Am i insane?
I woke up yesterday morning as usual. Prepared the kids for school...sent them off ...and straight away jumped into bed to hug my beloved... U see... his eldest brother, selim n he were scheduled for a noon flight to Albania..
When it was time to get ready....i thought i'd go to bağdat caddesı that morning... so i decided to send him off at the bostanci ferry stop coz they would go to the airport from there.... Then, i had this craziest urge.... i begged my beloved for him to permit me to follow him to the airport... He didnt put in much resistence... he probably wanted me there too..after all, we barely had seen each other the nite before... he was simply too busy these days...and as for me...the kids had extra class yesterday.... i needed to pick them from school only by 6.10pm...i had plenty of free time yesterday...
Selim said *bye* to me as they were about to take a taxi to the ferry stop..
i said..*hey! i am coming with you!!* ...
He said *bye* again as they were entering the ferry place...

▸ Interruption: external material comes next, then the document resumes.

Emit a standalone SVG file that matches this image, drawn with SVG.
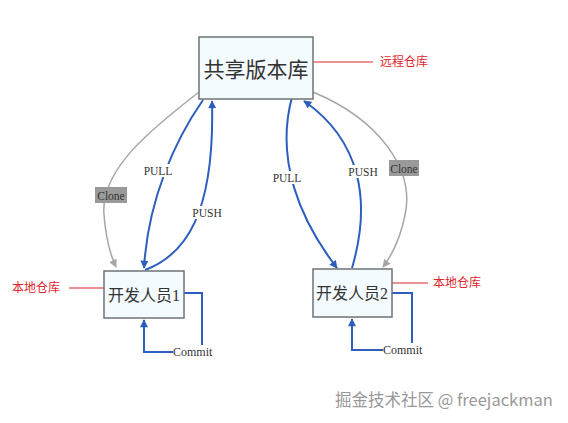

and i said *Hey! i am coming with you!*
He finally gave up trying to say *bye* to me..and instead...
he asked me..... *r u sure u dont have a ticket to albania too??*
hahahahahahahahahahahahaha...
I took a bus from the airport to kozyatağı...right in front of içerenköy carrefour.... walked home from there (25 minutes)..... reached home..rushed to the pc coz i had stuffs to do there...15 minutes later... off i went again...this time to afife teyze (15-20 min) of walk....hot n sweaty... n tired...i decided to walk to the kids' school as well....so from 3pm....from divan pastanesi... i walked and walked...making a stop at nezih bookstore n toilet for 5 mins each...as i was in bostancı... by accident, i tripped on my knees..luckily there was no incoming car!...but my jeans... my beloved fav marks n spencer jeans is torn!! my knee was indeed painful..but i was more sad of my torn jeans...huwaaaaaaaa...my fav jeans...it came as a gift...i wont be able to buy one myself.... but determined i was of this walk... and so as the wind of the seaside area was blowing quite strongly....i walked on...ü
By 4.30.pm... my head was starting to be giddy.... i knew that my sugar level was dangerously low... i was in danger of fainting...luckily i reached the area where there are rows n rows of shops to go to... and so i entered burger king...i ordered a big cup of ice tea and chicken fries ....something sweet ..something salty... i felt a bit better but not well enough to leave the shops area.... and so i decided to buy some chocolates... as i walked from one shop to another...munching the chocolates... and looking whether there r any jeans on sale...(Yikes! the ones on sale r only of size 32!! i wear 36!! no luck there)...i finally felt better after 10 minutes..my sugar level was again at the safe level... and so i walked on n on...this time though...with less speed....and finally by 5.50pm... i reached the kids' school....picked the kids up...walked another 15 minutes to the mini bus area...and later..off we went home..it was starting to get dark by the time we reached home...i was on the run ever since morning (i woke up at 5.30am)...and after all those walk... (n eating hehehe)... i have gained 1.5 kg!!!!!!! Incredible eh? my weight challenge is really down the drain right now....:0(
Upon self analysis... the part when i followed my beloved to the airport was mainly coz i wanted to spend time with him..even though he was chatting with his big bro 99 percent of that time.... the walking non stop....i guess subconciously...i was not looking forward to spend the nite alone without him... i knew that i would miss listening the click clack sound of the keyboard as he plays the pc football game...him mumbling to himself n i scolding him to come to sleep... and so..i did what i am good at most.... walking for hours so that i would get too tired to think of him.... true enough... but the bad thing is... when i talked to him at 11.08pm...i was drowsy from sleepiness n i cant remember what i talked to him about! hahahaha....
Anyway... i should thank Funda for making Selim connect his phone for international calls...coz without that..there is no way i can call my beloved...The truth is... i am not too worried of my beloved... he has his big brother next to him...Selim as always...never fail to protect his baby brother...my beloved is in safe hands....insyaAllah... n it will be great for the two brothers to be able to spend time together with each other...chatting non stop 24/7 for many days... this will be a holiday for them..a gateaway of some sort for my beloved from me...his non stop mumbling wife...:0) ...My beloved needs the break... he hasnt got one eversince his dad died...maybe this trip will revitalize him... i just hope he wont forget to buy souvenirs for us poor souls being left behind at home! *wink*
Miss u loads tem! U know i am crazy...i do insane things in my life (for example..marrying you)... but what i did yesterday was.... TOTALLY insane!
dear friends... what do u think? am i insane???